Despite the success of the concentrated moments in Glen's short poems the idiom of colloquial Scots/English speech, which comes naturally from his pen, lends itself more readily to his reflective longer poems. These have frequently suffered from diffuseness and flatness of tone, but in 1980 the publication of Realities Poems, a book-length sequence, marked a new achievement. Much of the subject matter is, characteristically, domestic-autobiographical, but the enjoyment of family life—and how freshly and affectionately done are all these passages—is set within a wider framework, partly philosophical and partly drawn from aspects of existence today seen as a threat to the caring family and to the aspirations that stem from the confidence such living breeds. Glen achieves this presentation in poetic terms by setting one type of experience against the other.

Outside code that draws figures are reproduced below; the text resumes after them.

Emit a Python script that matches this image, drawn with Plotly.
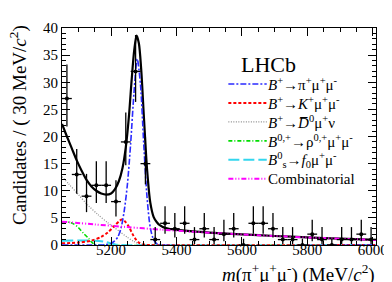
import plotly.graph_objects as go

# ---------------- data ----------------
bin_centers = [5065, 5095, 5125, 5155, 5185, 5215, 5245, 5275, 5305, 5335,
               5365, 5395, 5425, 5455, 5485, 5515, 5545, 5575, 5605, 5635,
               5665, 5695, 5725, 5755, 5785, 5815, 5845, 5875, 5905, 5935,
               5965, 5995]
counts = [27, 13, 9, 11, 11, 8, 19, 32, 15, 1,
          4, 3, 4, 1, 3, 1, 2, 3, 0, 4,
          4, 3, 1, 1, 0, 2, 1, 0, 1, 1,
          2, 1]
bin_half_width = 15

# Poisson (68.3% CL) interval table: count -> (lower error, upper error)
poisson_err = {0: (0.0, 1.148), 1: (0.827, 2.299), 2: (1.292, 2.637),
               3: (1.633, 2.918), 4: (1.914, 3.162), 8: (2.768, 3.945),
               9: (2.943, 4.110), 11: (3.265, 4.416), 13: (3.558, 4.697),
               15: (3.828, 4.958), 19: (4.320, 5.435), 27: (5.163, 6.260),
               32: (5.627, 6.715)}

# total fit (black)
m_total = [5050, 5065, 5080, 5095, 5110, 5125, 5140, 5155, 5170, 5185,
           5200, 5212, 5224, 5235, 5245, 5255, 5263, 5271, 5278, 5285,
           5292, 5300, 5310, 5320, 5330, 5340, 5350, 5365, 5380, 5400,
           5450, 5500, 5600, 5700, 5800, 5900, 6010]
y_total = [22.3, 20.0, 17.8, 15.6, 13.7, 12.0, 10.8, 10.0, 9.5, 9.3,
           9.5, 10.3, 11.8, 14.2, 18.0, 24.0, 30.5, 36.0, 38.6, 37.2,
           32.5, 24.0, 14.0, 7.8, 5.2, 4.2, 3.6, 3.15, 2.95, 2.8,
           2.5, 2.28, 1.95, 1.66, 1.4, 1.16, 0.93]

# B+ -> pi+ mu+ mu- (blue)
m_pimumu = [5050, 5180, 5200, 5210, 5220, 5230, 5240, 5250, 5260, 5270,
            5280, 5290, 5300, 5310, 5320, 5330, 5340, 5355, 6010]
y_pimumu = [0, 0.05, 0.3, 0.7, 1.4, 3.0, 6.2, 11.2, 18.8, 28.0,
            34.3, 29.5, 18.5, 8.8, 3.2, 1.0, 0.25, 0, 0]

# B+ -> K+ mu+ mu- (red)
m_kmumu = [5050, 5100, 5140, 5170, 5190, 5210, 5225, 5233, 5242, 5255,
           5265, 5275, 5285, 5300, 5315, 6010]
y_kmumu = [0.3, 0.45, 0.8, 1.5, 2.3, 3.5, 4.4, 4.7, 4.4, 3.3,
           2.1, 1.1, 0.45, 0.08, 0, 0]

# B+ -> D0bar mu+ nu (grey)
m_dmunu = [5050, 5070, 5100, 5130, 5160, 5190, 5210, 5230, 5250, 5270,
           5290, 5305, 5350, 6010]
y_dmunu = [12.6, 11.3, 9.3, 7.3, 5.6, 4.1, 3.2, 2.3, 1.4, 0.65,
           0.15, 0, 0, 0]

# B0,+ -> rho mu+ mu- (green)
m_rhomumu = [5050, 5070, 5085, 5100, 5115, 5130, 5140, 5150, 5160, 6010]
y_rhomumu = [4.2, 4.2, 3.9, 3.2, 2.2, 1.3, 0.55, 0.1, 0, 0]

# Bs -> f0 mu+ mu- (cyan)
m_f0mumu = [5050, 5100, 5150, 5180, 5200, 5215, 5230, 6010]
y_f0mumu = [0.8, 0.85, 0.8, 0.6, 0.3, 0.07, 0, 0]

# combinatorial (magenta)
m_comb = [5050, 5150, 5250, 5350, 5450, 5550, 5650, 5750, 5850, 5950, 6010]
y_comb = [4.3, 3.8, 3.3, 2.85, 2.45, 2.1, 1.8, 1.52, 1.28, 1.05, 0.92]

legend_labels = [
    "<i>B</i><sup>+</sup>→π<sup>+</sup>μ<sup>+</sup>μ<sup>-</sup>",
    "<i>B</i><sup>+</sup>→<i>K</i><sup>+</sup>μ<sup>+</sup>μ<sup>-</sup>",
    "<i>B</i><sup>+</sup>→<i>D\u0305</i><sup>0</sup>μ<sup>+</sup>ν",
    "<i>B</i><sup>0,+</sup>→ρ<sup>0,+</sup>μ<sup>+</sup>μ<sup>-</sup>",
    "<i>B</i><sup>0</sup><sub>s</sub>→<i>f</i><sub>0</sub>μ<sup>+</sup>μ<sup>-</sup>",
    "Combinatorial",
]

# ---------------- styles ----------------
FONT = "Liberation Serif, Times New Roman, serif"
styles = [
    dict(color="#2a2aff", width=1.6, dash="6px,2px,2px,2px"),
    dict(color="#ff0000", width=2.0, dash="3px,2px"),
    dict(color="#8a8a8a", width=1.2, dash="1px,1.5px"),
    dict(color="#00dd00", width=1.6, dash="4px,2px,1px,2px"),
    dict(color="#33d6ee", width=2.0, dash="11px,4px"),
    dict(color="#ff00ff", width=2.0, dash="5px,2px,1px,2px,1px,2px"),
]
components = [(m_pimumu, y_pimumu), (m_kmumu, y_kmumu), (m_dmunu, y_dmunu),
              (m_rhomumu, y_rhomumu), (m_f0mumu, y_f0mumu), (m_comb, y_comb)]

fig = go.Figure()

fig.add_trace(go.Scatter(x=m_total, y=y_total, mode="lines",
                         line=dict(color="black", width=2.2, shape="spline", smoothing=0.8),
                         showlegend=False, hoverinfo="skip"))

draw_order = [2, 3, 4, 1, 0, 5]
for i in draw_order:
    mx, my = components[i]
    fig.add_trace(go.Scatter(x=mx, y=my, mode="lines",
                             line=dict(shape="spline", smoothing=0.8, **styles[i]),
                             showlegend=False, hoverinfo="skip"))

err_lo = [poisson_err[c][0] for c in counts]
err_hi = [poisson_err[c][1] for c in counts]
fig.add_trace(go.Scatter(
    x=bin_centers, y=counts, mode="markers",
    marker=dict(color="black", size=4),
    error_x=dict(type="constant", value=bin_half_width, color="black", thickness=1.3, width=0),
    error_y=dict(type="data", array=err_hi, arrayminus=err_lo, color="black", thickness=1.3, width=0),
    showlegend=False, hoverinfo="skip"))

# ---------------- layout ----------------
L, R, T, B = 54, 19, 14, 45
W, H = 392, 282
pw, ph = W - L - R, H - T - B


def px_x(px):
    return (px - L) / pw


def px_y(py):
    return 1 - (py - T) / ph


shapes = []
annotations = []
row_y = [71.5, 91, 110.5, 130, 149.5, 169]
for i, (lbl, ry) in enumerate(zip(legend_labels, row_y)):
    st = styles[i]
    shapes.append(dict(type="line", xref="paper", yref="paper",
                       x0=px_x(223), x1=px_x(262), y0=px_y(ry), y1=px_y(ry),
                       line=dict(color=st["color"], width=st["width"], dash=st["dash"])))
    annotations.append(dict(text=lbl, xref="paper", yref="paper",
                            x=px_x(261), y=px_y(ry), xanchor="left", yanchor="middle",
                            showarrow=False, font=dict(family=FONT, size=15, color="black")))

annotations.append(dict(text="LHCb", xref="paper", yref="paper",
                        x=px_x(264), y=px_y(51), xanchor="center", yanchor="middle",
                        showarrow=False, font=dict(family=FONT, size=22, color="black")))

annotations.append(dict(text="Candidates / ( 30 MeV/<i>c</i><sup>2</sup>)",
                        xref="paper", yref="paper", x=px_x(10), y=px_y(114),
                        xanchor="center", yanchor="middle", textangle=-90,
                        showarrow=False, font=dict(family=FONT, size=19, color="black")))

annotations.append(dict(text="<i>m</i>(π<sup>+</sup>μ<sup>+</sup>μ<sup>-</sup>) (MeV/<i>c</i><sup>2</sup>)",
                        xref="paper", yref="paper", x=px_x(374), y=px_y(266),
                        xanchor="right", yanchor="middle",
                        showarrow=False, font=dict(family=FONT, size=19, color="black")))

axis_common = dict(showline=True, linecolor="black", linewidth=1, mirror="allticks",
                   ticks="inside", tickcolor="black", tickwidth=1, showgrid=False,
                   zeroline=False, tickfont=dict(family=FONT, size=15, color="black"))

fig.update_layout(
    width=W, height=H,
    margin=dict(l=L, r=R, t=T, b=B, pad=0),
    paper_bgcolor="white", plot_bgcolor="white",
    xaxis=dict(range=[5050, 6010], tick0=5200, dtick=200, ticklen=8,
               ticklabelstandoff=-9,
               minor=dict(ticks="inside", dtick=50, tick0=5200, ticklen=4, tickcolor="black"),
               **axis_common),
    yaxis=dict(range=[0, 40], tick0=0, dtick=5, ticklen=8,
               minor=dict(ticks="inside", dtick=1, ticklen=4, tickcolor="black"),
               **axis_common),
    shapes=shapes,
    annotations=annotations,
)

fig.write_html("out.html")
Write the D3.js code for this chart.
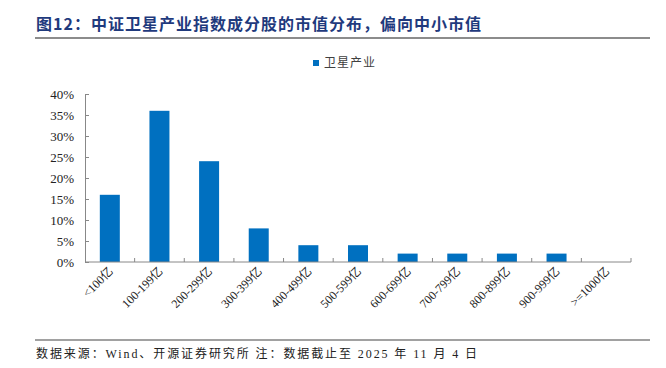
<!DOCTYPE html>
<html>
<head>
<meta charset="utf-8">
<script src="https://cdn.jsdelivr.net/npm/d3@7"></script>
<style>
  body { margin: 0; background: #fff; }
  svg { display: block; }
</style>
</head>
<body>
<div id="chart"></div>
<script>
// categories and values (share of constituents, %)
var categories = ["<100亿", "100-199亿", "200-299亿", "300-399亿", "400-499亿", "500-599亿",
                  "600-699亿", "700-799亿", "800-899亿", "900-999亿", ">=1000亿"];
var shares = [16, 36, 24, 8, 4, 4, 2, 2, 2, 2, 0];
var yTicks = [0, 5, 10, 15, 20, 25, 30, 35, 40];
var seriesName = "卫星产业";

var width = 666, height = 368;
var cjk = "'Noto Sans CJK SC', sans-serif";
var serif = "'Liberation Serif', 'Times New Roman', 'Noto Sans CJK SC', serif";

var svg = d3.select("#chart").append("svg")
    .attr("width", width)
    .attr("height", height);

// title + grey rule
svg.append("text")
    .attr("x", 36)
    .attr("y", 30)
    .attr("font-family", cjk)
    .attr("font-weight", "bold")
    .attr("font-size", 16)
    .attr("letter-spacing", 1)
    .attr("fill", "#1f3a7d")
    .text("图12：中证卫星产业指数成分股的市值分布，偏向中小市值");

svg.append("line")
    .attr("x1", 35).attr("x2", 650)
    .attr("y1", 38).attr("y2", 38)
    .attr("stroke", "#8c8c8c")
    .attr("stroke-width", 2);

// scales
var x = d3.scaleBand().domain(categories).range([85, 631]);
var y = d3.scaleLinear().domain([0, 40]).range([262, 94]);
var barW = 20;

// bars
svg.selectAll(".bar")
    .data(shares)
    .enter().append("rect")
    .attr("class", "bar")
    .attr("x", function(d, i) { return x(categories[i]) + x.bandwidth() / 2 - barW / 2; })
    .attr("y", function(d) { return y(d); })
    .attr("width", barW)
    .attr("height", function(d) { return y(0) - y(d); })
    .attr("fill", "#0070c0");

// y axis, ticks pointing inward
var yAxis = svg.append("g")
    .attr("transform", "translate(85,0)")
    .call(d3.axisLeft(y).tickValues(yTicks).tickSize(-4).tickPadding(11)
        .tickFormat(function(d) { return d + "%"; }));
yAxis.select(".domain").attr("stroke", "#888");
yAxis.selectAll(".tick line").attr("stroke", "#888");
yAxis.selectAll("text")
    .attr("font-family", serif)
    .attr("font-size", 13)
    .attr("fill", "#222");

// x axis, ticks at band edges, pointing up
var xAxis = svg.append("g")
    .attr("transform", "translate(0,262)");
xAxis.append("line")
    .attr("x1", 85).attr("x2", 631)
    .attr("stroke", "#888");
xAxis.selectAll(".edge")
    .data(categories)
    .enter().append("line")
    .attr("class", "edge")
    .attr("x1", function(d) { return x(d) + x.bandwidth(); })
    .attr("x2", function(d) { return x(d) + x.bandwidth(); })
    .attr("y1", 0).attr("y2", -4)
    .attr("stroke", "#888");
xAxis.selectAll(".lbl")
    .data(categories)
    .enter().append("text")
    .attr("class", "lbl")
    .attr("text-anchor", "end")
    .attr("font-family", serif)
    .attr("font-size", 12)
    .attr("fill", "#222")
    .attr("transform", function(d) {
        return "translate(" + (x(d) + x.bandwidth() / 2 + 4) + ",10) rotate(-45)";
    })
    .text(function(d) { return d; });

// legend
svg.append("rect")
    .attr("x", 313).attr("y", 60)
    .attr("width", 6).attr("height", 6)
    .attr("fill", "#0070c0");
svg.append("text")
    .attr("x", 324).attr("y", 67)
    .attr("font-family", cjk)
    .attr("font-size", 12)
    .attr("letter-spacing", 1)
    .attr("fill", "#404040")
    .text(seriesName);

// source line
svg.append("line")
    .attr("x1", 35).attr("x2", 650)
    .attr("y1", 340).attr("y2", 340)
    .attr("stroke", "#444")
    .attr("stroke-width", 1.2);
svg.append("text")
    .attr("x", 36).attr("y", 358)
    .attr("font-family", serif)
    .attr("font-size", 12)
    .attr("fill", "#222")
    .attr("textLength", 441)
    .attr("lengthAdjust", "spacing")
    .text("数据来源：Wind、开源证券研究所 注：数据截止至 2025 年 11 月 4 日");
</script>
</body>
</html>
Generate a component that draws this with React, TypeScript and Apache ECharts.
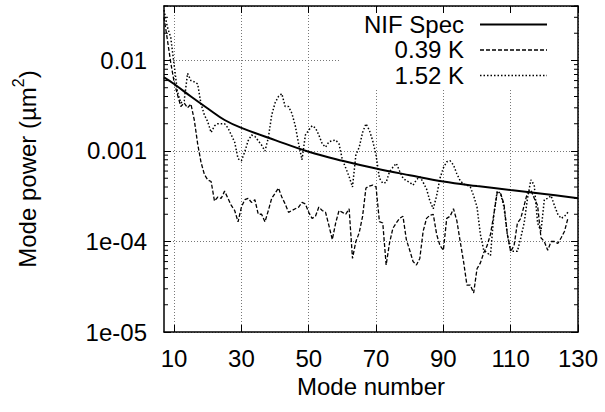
import React, { useEffect, useRef } from 'react';
import * as echarts from 'echarts';

const FONT = '"Liberation Sans", Arial, Helvetica, sans-serif';

const xMin = 7;
const xMax = 130;
const yMin = 1e-5;
const yMax = 0.04;
const xTickValues = [10, 30, 50, 70, 90, 110, 130];
const yTickValues = [1e-5, 1e-4, 1e-3, 1e-2];
const yTickLabels = ['1e-05', '1e-04', '0.001', '0.01'];
const minorTickValues = [
  2e-5, 3e-5, 4e-5, 5e-5, 6e-5, 7e-5, 8e-5, 9e-5,
  2e-4, 3e-4, 4e-4, 5e-4, 6e-4, 7e-4, 8e-4, 9e-4,
  2e-3, 3e-3, 4e-3, 5e-3, 6e-3, 7e-3, 8e-3, 9e-3,
  2e-2, 3e-2, 4e-2,
];

const seriesNames = ['NIF Spec', '0.39 K', '1.52 K'];

// NIF specification curve (mode, power)
const nifModes = [7, 10, 15, 20, 25, 30, 40, 50, 60, 70, 80, 90, 100, 110, 120, 130];
const nifPower = [
  0.0065, 0.0055, 0.004, 0.00295, 0.0022, 0.0018, 0.00132, 0.00098,
  0.00078, 0.00064, 0.00054, 0.00046, 0.00041, 0.00037, 0.000335, 0.0003,
];

// measured spectra, one value per mode starting at mode 7
const firstMode = 7;
const power039 = [
  0.03, 0.017, 0.0095, 0.0058, 0.0042, 0.0031, 0.0034, 0.003, 0.0033, 0.0022,
  0.0012, 0.00075, 0.00055, 0.00048, 0.00046, 0.00028, 0.00031, 0.0003, 0.00036, 0.0003,
  0.00025, 0.00022, 0.000165, 0.00024, 0.00029, 0.0003, 0.00027, 0.00029, 0.0002, 0.0002,
  0.000165, 0.00022, 0.0003, 0.00034, 0.00039, 0.00031, 0.00026, 0.00021, 0.00022, 0.00023,
  0.00024, 0.00027, 0.00026, 0.00021, 0.00018, 0.00019, 0.00024, 0.00022, 0.00021, 0.00015,
  0.000105, 0.00016, 0.00022, 0.00021, 0.0002, 0.00023, 0.000065, 0.0001, 0.000125, 0.00019,
  0.00039, 0.00041, 0.00042, 0.0004, 0.000166, 0.00016, 0.000055, 0.000096, 0.00014, 0.00016,
  0.00018, 0.00019, 0.000105, 0.00008, 0.00006, 0.000055, 0.000065, 0.00013, 0.00018, 0.000195,
  0.0002, 0.00012, 0.00009, 0.00008, 0.00018, 0.00019, 0.00023, 0.00017, 0.0001, 0.00006,
  0.000033, 0.000033, 0.000027, 0.00005, 0.000058, 0.000075, 0.00009, 0.00012, 0.0002, 0.00035,
  0.00034, 0.00026, 0.00012, 0.000078, 0.00009, 0.00016, 0.00018, 0.00025, 0.00035, 0.00037,
  0.0003, 0.00025, 0.00011, 0.0001, 0.00008, 0.0001, 0.0001, 0.000095, 0.00011, 0.00013,
  0.00018,
];
const power152 = [
  0.036, 0.0235, 0.018, 0.009, 0.0045, 0.0034, 0.0036, 0.0072, 0.006, 0.0058,
  0.0055, 0.0033, 0.0025, 0.0021, 0.0016, 0.0019, 0.002, 0.002, 0.002, 0.0018,
  0.0015, 0.00125, 0.00082, 0.00078, 0.00098, 0.0013, 0.0015, 0.00145, 0.0013, 0.00116,
  0.001, 0.0014, 0.0025, 0.0034, 0.004, 0.0043, 0.0031, 0.0031, 0.0026, 0.0019,
  0.0012, 0.0008, 0.0015, 0.0017, 0.0019, 0.0018, 0.0015, 0.0012, 0.0011, 0.00126,
  0.0013, 0.00132, 0.0012, 0.0008, 0.00065, 0.00052, 0.0004, 0.0009, 0.0011, 0.0016,
  0.002, 0.0017, 0.0013, 0.0009, 0.0005, 0.00044, 0.00045, 0.00059, 0.00066, 0.00073,
  0.0006, 0.0005, 0.00047, 0.00045, 0.00042, 0.00048, 0.00052, 0.00045, 0.00038, 0.00028,
  0.00023, 0.00032, 0.0005, 0.00065, 0.00076, 0.00078, 0.0007, 0.00056, 0.00047, 0.00043,
  0.00042, 0.0004, 0.00032, 0.00024, 0.00012, 0.00008, 0.000075, 0.00007, 0.0002, 0.00036,
  0.00034, 0.00024, 0.00012, 0.000078, 0.000078, 0.000078, 0.00011, 0.00016, 0.0003, 0.00048,
  0.00042, 0.00016, 0.00013, 0.00029, 0.0003, 0.00032, 0.00025, 0.0002, 0.00018, 0.00019,
  0.00021,
];

const frameLine = { show: true, onZero: false, lineStyle: { color: '#000', width: 1.5 } };
const gridLine = { show: true, lineStyle: { color: '#777', width: 1, type: [1, 2] as number[] } };

function yLabel(v: number): string {
  const i = yTickValues.findIndex((t) => Math.abs(Math.log10(v) - Math.log10(t)) < 1e-6);
  return i >= 0 ? yTickLabels[i] : '';
}

export default function App() {
  const ref = useRef<HTMLDivElement>(null);
  useEffect(() => {
    const chart = echarts.init(ref.current!, null, { renderer: 'svg' });
    const legendX = 464;
    const legendYs = [24, 49.5, 75];
    const legendDash: (number[] | null)[] = [null, [4, 2], [1.5, 2]];
    const legendWidth = [2, 1.3, 1.5];
    const graphic: any[] = [
      { type: 'rect', z: 100, shape: { x: 339, y: 13, width: 232, height: 77 }, style: { fill: '#fff' } },
    ];
    seriesNames.forEach((n, i) => {
      graphic.push({
        type: 'text', z: 101, x: legendX, y: legendYs[i],
        style: {
          text: n, fill: '#000', fontSize: 24, fontFamily: FONT,
          align: 'right', verticalAlign: 'middle', textAlign: 'right', textVerticalAlign: 'middle',
        },
      });
      graphic.push({
        type: 'line', z: 101,
        shape: { x1: 480, y1: legendYs[i] + 0.5, x2: 547, y2: legendYs[i] + 0.5 },
        style: { stroke: '#000', lineWidth: legendWidth[i], lineDash: legendDash[i] || undefined },
      });
    });

    const option: any = {
      animation: false,
      backgroundColor: '#fff',
      textStyle: { fontFamily: FONT, color: '#000' },
      grid: { left: 164, right: 27, top: 6, bottom: 80, outerBoundsMode: 'none' },
      xAxis: [
        {
          type: 'value', min: xMin, max: xMax, position: 'bottom',
          axisLine: frameLine,
          axisTick: { show: true, inside: true, length: 7, customValues: xTickValues, lineStyle: { color: '#000', width: 1 } },
          axisLabel: { customValues: xTickValues, fontSize: 24, color: '#000', margin: 14, fontFamily: FONT },
          splitLine: gridLine,
          name: 'Mode number', nameLocation: 'middle', nameGap: 40,
          nameTextStyle: { fontSize: 24, color: '#000', fontFamily: FONT },
        },
        {
          type: 'value', min: xMin, max: xMax, position: 'top',
          axisLine: frameLine,
          axisTick: { show: true, inside: true, length: 7, customValues: xTickValues, lineStyle: { color: '#000', width: 1 } },
          axisLabel: { show: false },
          splitLine: { show: false },
        },
      ],
      yAxis: [
        {
          type: 'log', logBase: 10, min: yMin, max: yMax, position: 'left',
          axisLine: frameLine,
          axisTick: { show: true, inside: true, length: 7, lineStyle: { color: '#000', width: 1 } },
          axisLabel: { formatter: yLabel, fontSize: 24, color: '#000', margin: 17, fontFamily: FONT, showMaxLabel: false },
          splitLine: gridLine,
          name: 'Mode power (µm{sup|2})', nameLocation: 'middle', nameGap: 120, nameRotate: 90,
          nameTextStyle: {
            fontSize: 24, color: '#000', fontFamily: FONT, lineHeight: 34,
            rich: { sup: { fontSize: 16, lineHeight: 16, verticalAlign: 'top', fontFamily: FONT, color: '#000' } },
          },
        },
        {
          type: 'log', logBase: 10, min: yMin, max: yMax, position: 'right',
          axisLine: frameLine,
          axisTick: { show: true, inside: true, length: 7, lineStyle: { color: '#000', width: 1 } },
          axisLabel: { show: false },
          splitLine: { show: false },
        },
      ],
      graphic,
      series: [
        {
          name: seriesNames[0], type: 'line', xAxisIndex: 0, yAxisIndex: 0,
          data: nifModes.map((m, i) => [m, nifPower[i]]),
          smooth: 0.4, symbol: 'none', z: 4,
          lineStyle: { color: '#000', width: 2 },
        },
        {
          name: seriesNames[1], type: 'line', xAxisIndex: 0, yAxisIndex: 0,
          data: power039.map((v, i) => [firstMode + i, v]),
          symbol: 'none', z: 3,
          lineStyle: { color: '#000', width: 1.3, type: [4, 2] },
        },
        {
          name: seriesNames[2], type: 'line', xAxisIndex: 0, yAxisIndex: 0,
          data: power152.map((v, i) => [firstMode + i, v]),
          symbol: 'none', z: 3,
          lineStyle: { color: '#000', width: 1.5, type: [1.5, 2] },
        },
        {
          type: 'custom', xAxisIndex: 0, yAxisIndex: 0, silent: true, z: 5,
          data: minorTickValues.map((v) => [xMin, v]),
          renderItem: (_params: any, api: any) => {
            const v = api.value(1);
            const pl = api.coord([xMin, v]);
            const pr = api.coord([xMax, v]);
            return {
              type: 'group',
              children: [
                { type: 'line', shape: { x1: pl[0], y1: pl[1], x2: pl[0] + 4, y2: pl[1] }, style: { stroke: '#000', lineWidth: 1 } },
                { type: 'line', shape: { x1: pr[0] - 4, y1: pr[1], x2: pr[0], y2: pr[1] }, style: { stroke: '#000', lineWidth: 1 } },
              ],
            };
          },
        },
      ],
    };
    chart.setOption(option);
    return () => chart.dispose();
  }, []);
  return (
    <div
      ref={ref}
      style={{ position: 'fixed', left: 0, top: 0, width: 605, height: 412, background: '#fff' }}
    />
  );
}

On the one hand he tells of the happiness of, when young, chasing with Margaret, now his wife:

   My breath comin quick as yours,
   we race doun to the lochside house
   and warmth by the rug by the fire
   —and wunnerin what Mrs MacDonald thocht,
 
 
   as she served us our tea.

Against this human warmth is life in "The House at Half-Wey Point," "the new seat / of civilisation," where the proprietors of the hotel control those who would climb to the mountaintop by experiment and daring:

   The routes hae built-in plastic railweys
   and guides in uniform like railwey
   porters walk the paths. There are
   cassettes to be hired
   gien a commentary on the set weys.

In such passages through particular experiences, couched in Glen's modest, skeptical tongue, large issues are implicit. No writer in Scots has taken this way to these issues. Consequently, it may be claimed that in doing this Glen has extended a Scots literary sensibility.

"A Divine Comedy," from Selected New Poems, is set on a coach tour in Italy. The speaker is enthralled by a view of Tuscany:

   And a woman whispers to naebody in particular,
   'lo sono Scotto,
   'lo sono Scotto.'
   'Lo sono Scotto.'

The Scottish resonance heard in the voice is heard in all of Glen's poetry, and this is the basis of his achievement.